Kathryn Johnston, whom the newspaper said was "described by neighbors
as feeble and afraid to open her door after dark," was killed as
police, executing a no-knock warrant, forcibly entered her home.
Johnston fired on the men with a rusty pistol she kept for protection
in her rough neighborhood, wounding three police officers.

Returning the fire, the police killed Johnston. The injuries to the
police were not life-threatening.

The police story has changed several times, raising serious
credibility questions. For example, the police said they found
narcotics in Johnston's home, but later they said they found only a
small amount of marijuana, which is not regarded as a narcotic.

The FBI is investigating.

This sort of thing happens all too often.

As Radley Balko documents in the Cato Institute White Paper
"Overkill: The Rise of Paramilitary Police Raids in America,"

"Over the last 25 years, America has seen a disturbing militarization
of its civilian law enforcement, along with a dramatic and unsettling
rise in the use of paramilitary police units (most commonly called
Special Weapons and Tactics, or SWAT) for routine police work. The
most common use of SWAT teams today is to serve narcotics warrants,
usually with forced, unannounced entry into the home.

"These increasingly frequent raids, 40,000 per year by one estimate,
are needlessly subjecting nonviolent drug offenders, bystanders, and
wrongly targeted civilians to the terror of having their homes
invaded while they're sleeping, usually by teams of heavily armed
paramilitary units dressed not as police officers but as soldiers.

These raids bring unnecessary violence and provocation to nonviolent
drug offenders, many of whom were guilty of only misdemeanors. The
raids terrorize innocents when police mistakenly target the wrong residence.

And they have resulted in dozens of needless deaths and injuries, not
only of drug offenders, but also of police officers, children,
bystanders, and innocent suspects."

The fact is, without the War on Drugs atrocities such as the killing
of Kathryn Johnston wouldn't be happening.

It is the very nature of victimless crimes that pushes the police to
use unscrupulous tactics.

In a victimless crime, such as an illegal drug transaction, there is
no complaining witness, no one with an interest in reporting the
crime to the police.

After all, the buyer and seller willingly participate in the
transaction. Thus, the only way the police can detect the criminal
activity is to set it up themselves or encourage informants.
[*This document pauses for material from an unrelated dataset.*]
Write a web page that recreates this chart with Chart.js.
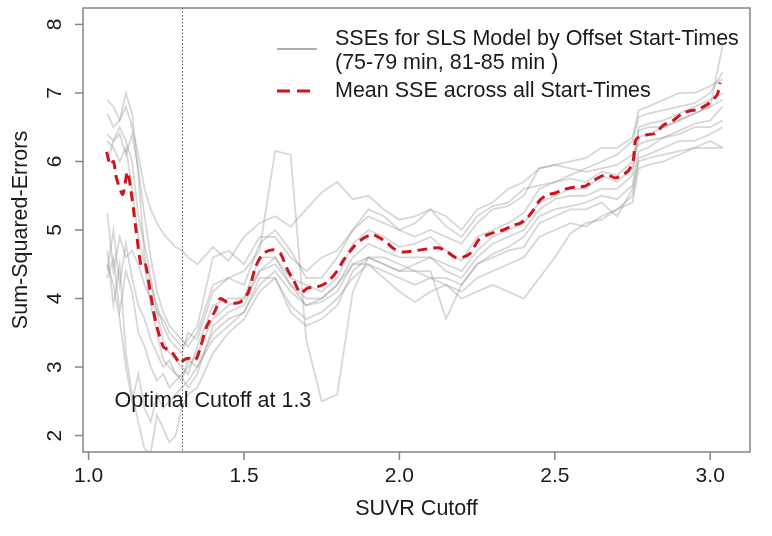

But the
opportunity for corruption in these tactics is immense.

For example, informants looking for a favor from the police have an
incentive to provide false information. You have only to read the
newspapers to find details of corrupt law enforcement in connection
with drug prohibition.

In a free society adults have the right to ingest whatever they want.
It's no business of the government. But if it makes such peaceful
private activity its business, law enforcement will inevitably turn
to measures that jeopardize the lives of people who have harmed no
one else. Let's end this madness now.